Problem to solve:
Gather each line of the records where "diagram" appears.

Listing:
· · · · ·
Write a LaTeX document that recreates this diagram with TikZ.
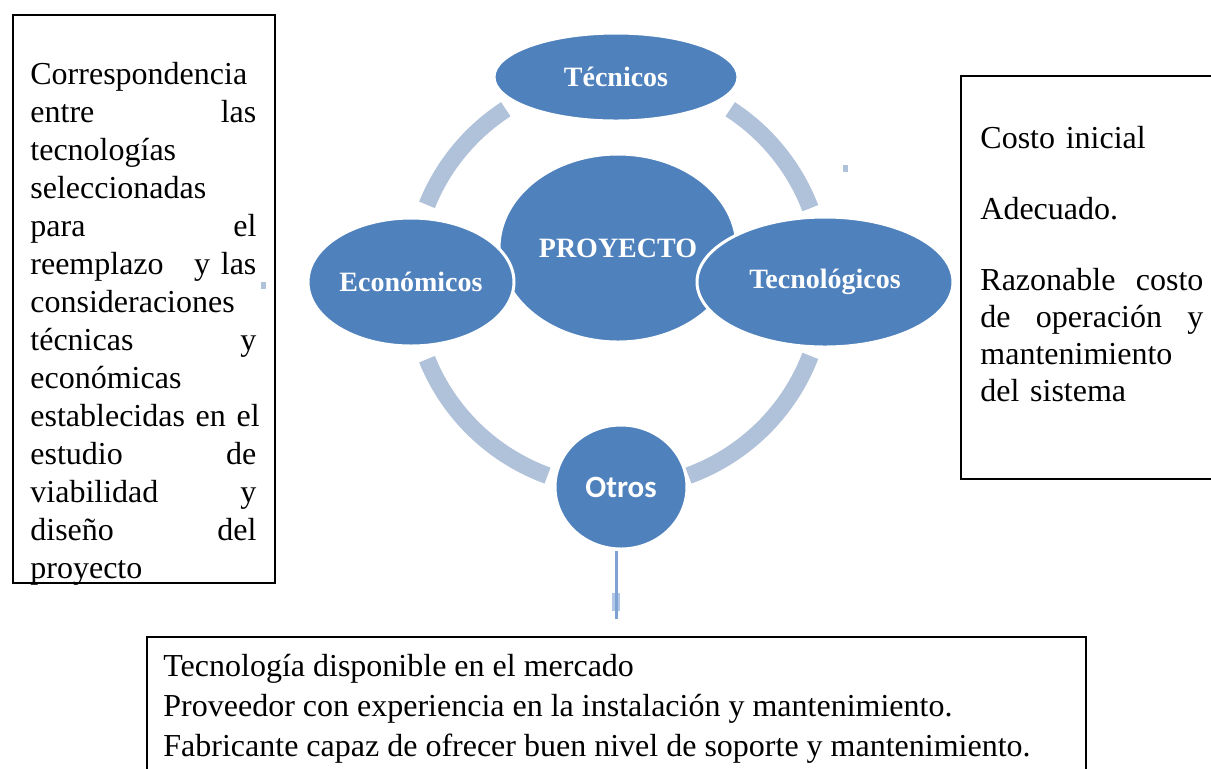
· · · · ·
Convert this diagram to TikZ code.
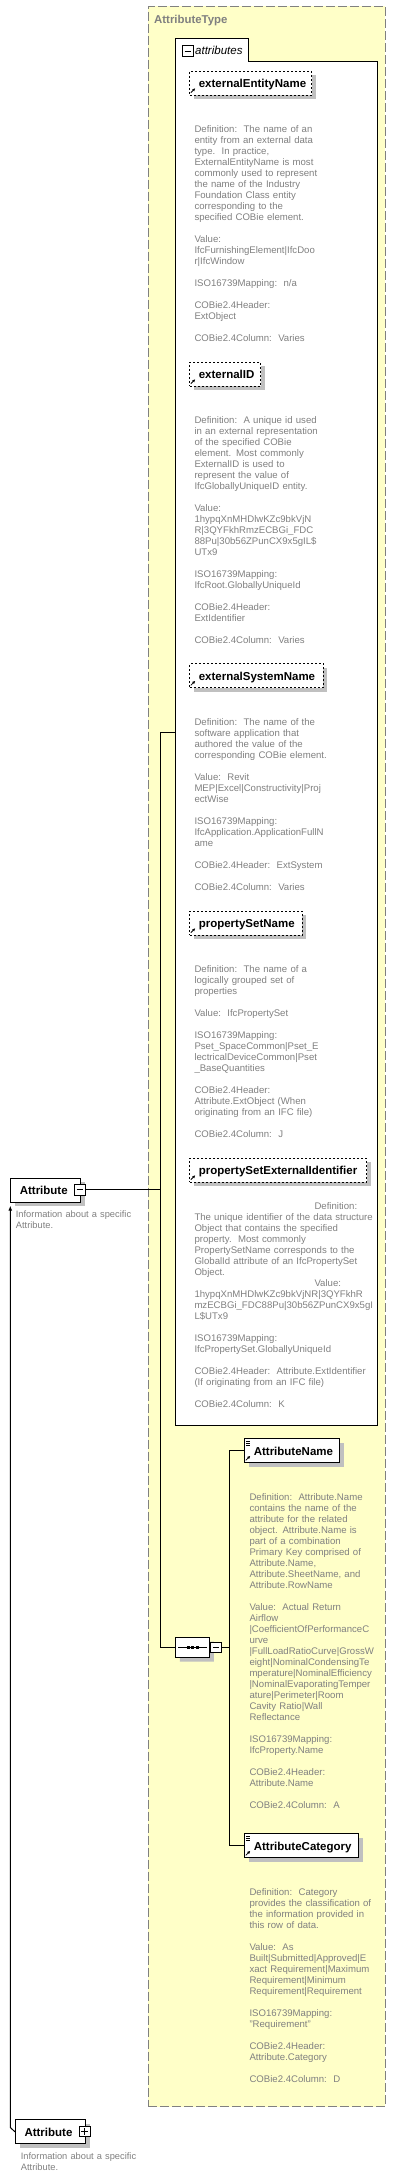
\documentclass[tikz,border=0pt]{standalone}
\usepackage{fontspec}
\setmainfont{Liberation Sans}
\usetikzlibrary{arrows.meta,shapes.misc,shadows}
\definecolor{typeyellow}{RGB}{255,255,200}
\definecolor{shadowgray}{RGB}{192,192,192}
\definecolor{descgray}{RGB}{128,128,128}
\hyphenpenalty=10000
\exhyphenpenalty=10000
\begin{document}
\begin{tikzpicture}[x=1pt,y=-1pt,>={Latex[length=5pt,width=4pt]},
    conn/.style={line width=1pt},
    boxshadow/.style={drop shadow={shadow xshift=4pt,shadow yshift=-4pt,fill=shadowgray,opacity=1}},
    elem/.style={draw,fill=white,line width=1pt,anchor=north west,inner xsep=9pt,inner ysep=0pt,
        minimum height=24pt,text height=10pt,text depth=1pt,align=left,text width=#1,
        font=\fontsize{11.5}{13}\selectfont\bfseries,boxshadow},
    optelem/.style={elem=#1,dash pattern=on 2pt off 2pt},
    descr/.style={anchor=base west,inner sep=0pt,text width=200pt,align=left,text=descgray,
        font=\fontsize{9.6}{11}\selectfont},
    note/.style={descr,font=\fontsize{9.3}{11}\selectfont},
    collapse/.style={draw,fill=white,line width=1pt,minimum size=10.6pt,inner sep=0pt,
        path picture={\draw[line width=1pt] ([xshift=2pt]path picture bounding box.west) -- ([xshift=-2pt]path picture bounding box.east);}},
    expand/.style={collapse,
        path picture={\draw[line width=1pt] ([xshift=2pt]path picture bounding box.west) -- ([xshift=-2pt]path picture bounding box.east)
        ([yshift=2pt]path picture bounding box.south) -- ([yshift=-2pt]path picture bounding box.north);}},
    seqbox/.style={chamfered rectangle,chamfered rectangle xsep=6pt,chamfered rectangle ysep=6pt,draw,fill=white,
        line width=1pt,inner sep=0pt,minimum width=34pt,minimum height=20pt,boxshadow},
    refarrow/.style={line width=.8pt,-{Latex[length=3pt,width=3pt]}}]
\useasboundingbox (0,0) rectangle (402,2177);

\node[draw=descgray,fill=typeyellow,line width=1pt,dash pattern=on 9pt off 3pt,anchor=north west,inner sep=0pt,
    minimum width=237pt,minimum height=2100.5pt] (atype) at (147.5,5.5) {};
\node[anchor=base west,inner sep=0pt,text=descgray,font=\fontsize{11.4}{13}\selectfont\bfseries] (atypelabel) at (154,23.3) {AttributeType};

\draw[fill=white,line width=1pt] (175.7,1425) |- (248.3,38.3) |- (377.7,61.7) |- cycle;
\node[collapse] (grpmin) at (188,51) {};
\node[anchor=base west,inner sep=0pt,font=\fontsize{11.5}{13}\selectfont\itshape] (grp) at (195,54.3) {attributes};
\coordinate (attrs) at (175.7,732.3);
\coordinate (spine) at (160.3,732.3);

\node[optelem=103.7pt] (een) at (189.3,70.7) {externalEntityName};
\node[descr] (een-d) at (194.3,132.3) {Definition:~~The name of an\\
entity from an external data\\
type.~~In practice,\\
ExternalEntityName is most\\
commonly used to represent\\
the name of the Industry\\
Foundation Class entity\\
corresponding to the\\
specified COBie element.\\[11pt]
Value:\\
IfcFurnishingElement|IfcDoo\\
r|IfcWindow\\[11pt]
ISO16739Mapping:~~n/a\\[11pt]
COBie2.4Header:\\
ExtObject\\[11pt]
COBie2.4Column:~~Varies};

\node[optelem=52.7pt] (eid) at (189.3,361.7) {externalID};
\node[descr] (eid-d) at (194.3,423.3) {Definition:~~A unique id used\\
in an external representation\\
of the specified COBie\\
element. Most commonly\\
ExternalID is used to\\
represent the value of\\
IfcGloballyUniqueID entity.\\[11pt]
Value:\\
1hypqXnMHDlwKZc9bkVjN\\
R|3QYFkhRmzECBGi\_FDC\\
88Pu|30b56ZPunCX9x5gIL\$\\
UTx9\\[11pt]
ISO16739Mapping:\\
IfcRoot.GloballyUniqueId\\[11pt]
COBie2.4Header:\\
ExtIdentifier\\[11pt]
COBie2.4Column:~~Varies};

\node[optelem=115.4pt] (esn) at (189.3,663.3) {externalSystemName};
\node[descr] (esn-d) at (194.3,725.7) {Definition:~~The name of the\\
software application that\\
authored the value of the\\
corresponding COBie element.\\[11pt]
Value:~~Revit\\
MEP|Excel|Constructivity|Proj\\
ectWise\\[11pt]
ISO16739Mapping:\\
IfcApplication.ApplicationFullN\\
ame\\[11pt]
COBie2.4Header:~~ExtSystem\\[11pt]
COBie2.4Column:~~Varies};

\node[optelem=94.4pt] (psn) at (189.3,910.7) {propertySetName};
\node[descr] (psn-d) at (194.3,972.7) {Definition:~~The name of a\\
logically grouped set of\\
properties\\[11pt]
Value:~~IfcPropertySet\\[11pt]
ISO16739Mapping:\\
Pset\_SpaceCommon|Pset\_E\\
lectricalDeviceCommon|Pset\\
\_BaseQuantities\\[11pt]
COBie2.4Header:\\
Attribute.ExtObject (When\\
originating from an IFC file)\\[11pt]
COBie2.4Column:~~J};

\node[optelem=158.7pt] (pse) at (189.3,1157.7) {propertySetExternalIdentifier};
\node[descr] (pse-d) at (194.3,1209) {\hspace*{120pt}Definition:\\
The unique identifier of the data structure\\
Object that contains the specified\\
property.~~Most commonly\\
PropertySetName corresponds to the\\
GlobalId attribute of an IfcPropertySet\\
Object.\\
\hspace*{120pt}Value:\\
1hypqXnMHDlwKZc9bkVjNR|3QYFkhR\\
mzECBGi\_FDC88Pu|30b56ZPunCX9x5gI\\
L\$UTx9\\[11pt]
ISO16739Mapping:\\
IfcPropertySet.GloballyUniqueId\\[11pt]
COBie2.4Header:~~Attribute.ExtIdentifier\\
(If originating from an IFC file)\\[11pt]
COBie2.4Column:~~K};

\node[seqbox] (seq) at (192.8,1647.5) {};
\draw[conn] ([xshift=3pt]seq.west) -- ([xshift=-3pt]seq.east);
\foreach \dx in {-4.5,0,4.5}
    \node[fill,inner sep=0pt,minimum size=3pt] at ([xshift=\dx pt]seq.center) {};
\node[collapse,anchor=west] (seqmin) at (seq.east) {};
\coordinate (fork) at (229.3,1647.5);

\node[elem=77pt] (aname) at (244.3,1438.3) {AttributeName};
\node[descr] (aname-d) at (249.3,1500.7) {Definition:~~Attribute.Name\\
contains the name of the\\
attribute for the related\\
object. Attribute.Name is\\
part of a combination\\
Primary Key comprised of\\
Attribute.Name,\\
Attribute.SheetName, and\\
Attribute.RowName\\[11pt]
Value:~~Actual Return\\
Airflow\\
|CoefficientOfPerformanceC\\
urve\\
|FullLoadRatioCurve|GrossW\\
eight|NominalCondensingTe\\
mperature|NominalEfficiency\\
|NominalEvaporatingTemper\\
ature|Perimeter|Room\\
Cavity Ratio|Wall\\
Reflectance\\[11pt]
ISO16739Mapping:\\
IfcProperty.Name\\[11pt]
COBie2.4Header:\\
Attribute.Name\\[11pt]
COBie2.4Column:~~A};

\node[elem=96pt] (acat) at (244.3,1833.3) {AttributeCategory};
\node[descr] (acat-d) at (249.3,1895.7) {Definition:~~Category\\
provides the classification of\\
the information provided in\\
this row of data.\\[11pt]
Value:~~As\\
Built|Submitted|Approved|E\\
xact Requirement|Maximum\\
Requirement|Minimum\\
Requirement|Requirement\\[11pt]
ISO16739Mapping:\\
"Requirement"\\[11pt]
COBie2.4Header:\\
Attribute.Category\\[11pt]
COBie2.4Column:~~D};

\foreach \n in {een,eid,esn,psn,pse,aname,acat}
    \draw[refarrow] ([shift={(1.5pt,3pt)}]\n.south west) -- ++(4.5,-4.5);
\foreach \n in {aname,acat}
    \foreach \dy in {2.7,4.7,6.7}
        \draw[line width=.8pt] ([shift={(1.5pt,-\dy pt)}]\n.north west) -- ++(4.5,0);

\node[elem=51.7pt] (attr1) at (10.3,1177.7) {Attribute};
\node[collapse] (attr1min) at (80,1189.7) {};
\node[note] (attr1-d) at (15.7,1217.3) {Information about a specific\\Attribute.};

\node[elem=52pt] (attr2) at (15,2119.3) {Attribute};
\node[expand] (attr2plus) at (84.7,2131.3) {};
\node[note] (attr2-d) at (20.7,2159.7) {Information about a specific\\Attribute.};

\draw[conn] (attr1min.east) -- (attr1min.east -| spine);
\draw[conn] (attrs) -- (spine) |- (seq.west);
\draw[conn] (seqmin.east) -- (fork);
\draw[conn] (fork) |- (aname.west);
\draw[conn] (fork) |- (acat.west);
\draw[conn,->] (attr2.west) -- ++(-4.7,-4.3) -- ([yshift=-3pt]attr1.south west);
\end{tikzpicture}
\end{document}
· · · · ·
Answer to this task:
Write a LaTeX document that recreates this diagram with TikZ.
Convert this diagram to TikZ code.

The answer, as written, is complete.